- The Washington Times - Thursday, August 21, 2008

PHILADELPHIA | A 12-game losing streak should bring out anger, outbursts, infighting and sound-bite-filled tirades.

Stroll through the Washington Nationals‘ clubhouse these days, though, and listen to the silence. Don’t expect the postgame spread to be overturned. Don’t look for the manager to start spewing expletives.

Just look for a disappointed but calm ballclub that understands its travails may be just a necessary step in its long-range climb to success.

“We know what we’re in for here,” third baseman Ryan Zimmerman said. “It’s not like we have a $100 million team out there losing 12 in a row. We want to win just as much as any other team, but sometimes the other teams are just better.”

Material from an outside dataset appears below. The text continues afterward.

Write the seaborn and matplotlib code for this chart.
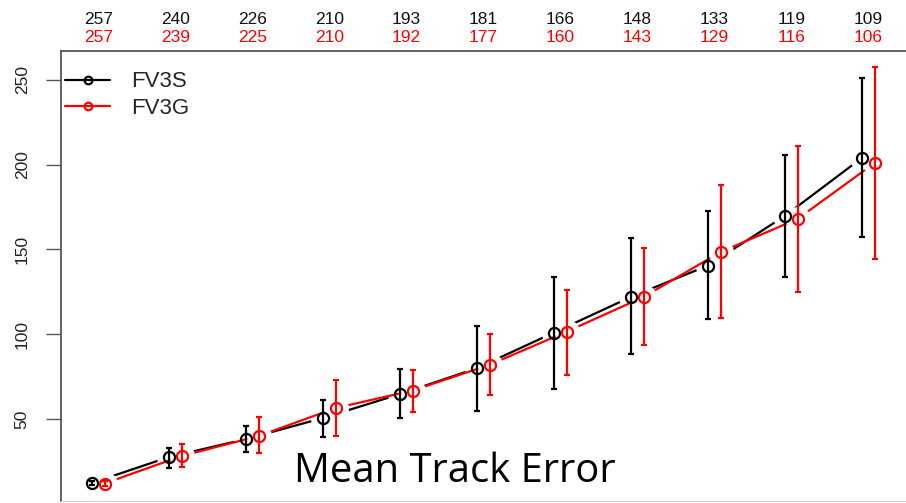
import numpy as np
import pandas as pd
import matplotlib
matplotlib.use("Agg")
import matplotlib.pyplot as plt
import seaborn as sns
from matplotlib.lines import Line2D

# ---- data ----
lead_index = list(range(11))
fv3s_mean = [12.3, 27.6, 38.2, 50.6, 64.7, 80.0, 101.0, 122.0, 140.5, 169.8, 204.0]
fv3s_low  = [11.0, 21.0, 30.5, 39.5, 50.6, 55.0, 68.0, 88.3, 109.0, 133.7, 157.3]
fv3s_high = [13.5, 33.0, 45.9, 61.5, 79.5, 105.0, 134.0, 156.7, 172.6, 205.7, 251.0]
fv3g_mean = [12.0, 28.2, 40.0, 56.5, 66.8, 82.0, 101.5, 122.0, 148.5, 168.0, 201.0]
fv3g_low  = [10.8, 21.7, 30.0, 40.0, 54.0, 64.0, 76.0, 93.6, 109.6, 125.0, 144.3]
fv3g_high = [13.2, 35.3, 51.2, 73.0, 79.0, 100.0, 126.0, 150.8, 188.0, 211.0, 257.5]
fv3s_count = [257, 240, 226, 210, 193, 181, 166, 148, 133, 119, 109]
fv3g_count = [257, 239, 225, 210, 192, 177, 160, 143, 129, 116, 106]
series_names = ["FV3S", "FV3G"]
series_colors = ["black", "red"]
title_text = "Mean Track Error"

sns.set_style("white")
plt.rcParams["font.family"] = ["Liberation Sans", "DejaVu Sans"]

fig = plt.figure(figsize=(9.06, 5.03), dpi=100)
W, H = 906, 503
ax = fig.add_axes([61 / W, 2 / H, (912 - 61) / W, (501 - 51) / H])

offset = 0.165
x = np.array(lead_index, dtype=float)
datasets = [
    (x, fv3s_mean, fv3s_low, fv3s_high, series_colors[0]),
    (x + offset, fv3g_mean, fv3g_low, fv3g_high, series_colors[1]),
]

z = 1
for xs, m, lo, hi, col in datasets:
    df = pd.DataFrame({"x": xs, "y": m})
    sns.lineplot(data=df, x="x", y="y", color=col, lw=1.6, ax=ax, zorder=z, sort=False)
    ax.plot(xs, m, ls="none", marker="o", ms=17, mfc="white", mec="white", zorder=z + 1)
    z += 2

for xs, m, lo, hi, col in datasets:
    m = np.array(m); lo = np.array(lo); hi = np.array(hi)
    ax.errorbar(xs, m, yerr=[m - lo, hi - m], fmt="none", ecolor=col,
                elinewidth=1.6, capsize=2.2, capthick=1.6, zorder=10)
    ax.plot(xs, m, ls="none", marker="o", ms=8, mfc="none", mec=col, mew=1.6, zorder=11)

ax.set_xlim(-0.40, 10.65)
ax.set_ylim(1.7, 267)
ax.set_xlabel("")
ax.set_ylabel("")
ax.set_xticks([])
ax.set_yticks([50, 100, 150, 200, 250])
ax.set_yticklabels(["50", "100", "150", "200", "250"], rotation=90, va="center",
                   fontsize=12.5, color="#222222")
ax.tick_params(axis="y", left=True, length=10.5, width=1.0, color="#555555", pad=12)

for side in ["left", "top"]:
    ax.spines[side].set_color("#555555")
    ax.spines[side].set_linewidth(1.3)
ax.spines["bottom"].set_color("#d0d0d0")
ax.spines["right"].set_visible(False)

trans = matplotlib.transforms.blended_transform_factory(ax.transData, ax.transAxes)
for i in range(len(lead_index)):
    xc = lead_index[i] + offset / 2
    ax.text(xc, 1 + 31 / 450, str(fv3s_count[i]), transform=trans, ha="center",
            va="center", fontsize=12.5, color="#111111")
    ax.text(xc, 1 + 14 / 450, str(fv3g_count[i]), transform=trans, ha="center",
            va="center", fontsize=12.5, color="red")

handles = [Line2D([0], [0], color=c, lw=1.6, marker="o", ms=5.5, mfc="none", mew=1.6)
           for c in series_colors]
ax.legend(handles, series_names, loc="upper left", frameon=False, fontsize=16,
          handlelength=2.0, handletextpad=0.95, labelspacing=0.23,
          bbox_to_anchor=(-16 / 851, 1.0), borderaxespad=0.52, borderpad=0.4)

fig.text(455 / W, 1 - 482 / H, title_text, ha="center", va="baseline",
         fontsize=28.8, family=["Open Sans", "DejaVu Sans"], color="black")

fig.savefig("out.png", dpi=100)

The other teams have played better than the Nationals now for two straight weeks. Wednesday’s 4-0 loss to the Philadelphia Phillies extended this slide to a dozen, tied for the longest losing streak in the majors this season.



Washington hasn’t won since its doubleheader sweep at Colorado on Aug. 7.

Since then, the losses have come in every manner and fashion, whether by blowout, by one run or somewhere in between. And after each one, Nationals players insist they’re not paying attention to the skid.

The focus remains on the present and the future.

“I think we’re pretty honest when we say we just want to win one game at a time,” Zimmerman said. “I couldn’t tell you what happened last week. I mean, it would be nice to win a few in a row. Nobody likes to lose. It sucks every night after we lose. But when we come here tomorrow, we’ll be ready to play and talking about the game today, not what happened yesterday.”

Consecutive loss No. 12 boasted some interesting developments, not the least of which was the fact Washington (44-83) was shut out for the 19th time this year, six more than any other club in the majors.

The Nationals’ lineup squandered countless opportunities to score. Phillies starter Brett Myers, who threw a nine-hit shutout, put four men on base in the first inning and put the leadoff man on three other times.

“The way the game started, I thought we were going to be able to do some damage,” manager Manny Acta said. “We were swinging the bat well early in the game. But after the first [three innings] of the game, he just threw a lot of strikes, pounded the strike zone.”

The victim of all that was starter Collin Balester.

“He’s learning,” Acta said. “He’s going to give us some good ones. He’s going to give us some shaky ones. And we’re going to have to live through it.”

Balester has blown away hitters early in games - they hit .178 against him the first time around the order. But the more they see the 22-year-old right-hander, the more they start to figure him out. Opponents hit .306 in their second at-bats against him and .341 after that.

The trend continued Wednesday, with Balester (2-6) allowing one run through his first four innings before running into real trouble. With a man on and no one out in the fifth, he left a fastball up in the strike zone, and Greg Dobbs crushed it to right for a two-run homer.

“If you’re consistently up in the zone, they’re going to keep seeing it up there, and they’re going to recognize it out of your hand,” Balester said. “And if the ball’s up, they’re going to crush it.”

By the time the fifth inning ended, the Phillies held a 4-0 lead.

Afterward, inside the clubhouse, Washington’s manager again tried to set the tone for his players, accepting the outcome with grace and perspective.

“I’ve had better days,” Acta said. “I’ve had better weeks. I’ve had better months. But I don’t regret anything. We’re here battling it out. I don’t remember losing as many games anywhere else, but hey, you can’t erase it. You’ve just got to try to snap out of it.”

Note - The Nationals will host the defending World Series champion Boston Red Sox in interleague play next summer, according to a preliminary draft of the major league schedule that all 30 teams received.

They are slated to face every team from the American League East, same as they did in 2006, with the venues switched around this time. Washington will host the Red Sox and the Toronto Blue Jays and will go on the road to play the Tampa Bay Rays and the New York Yankees.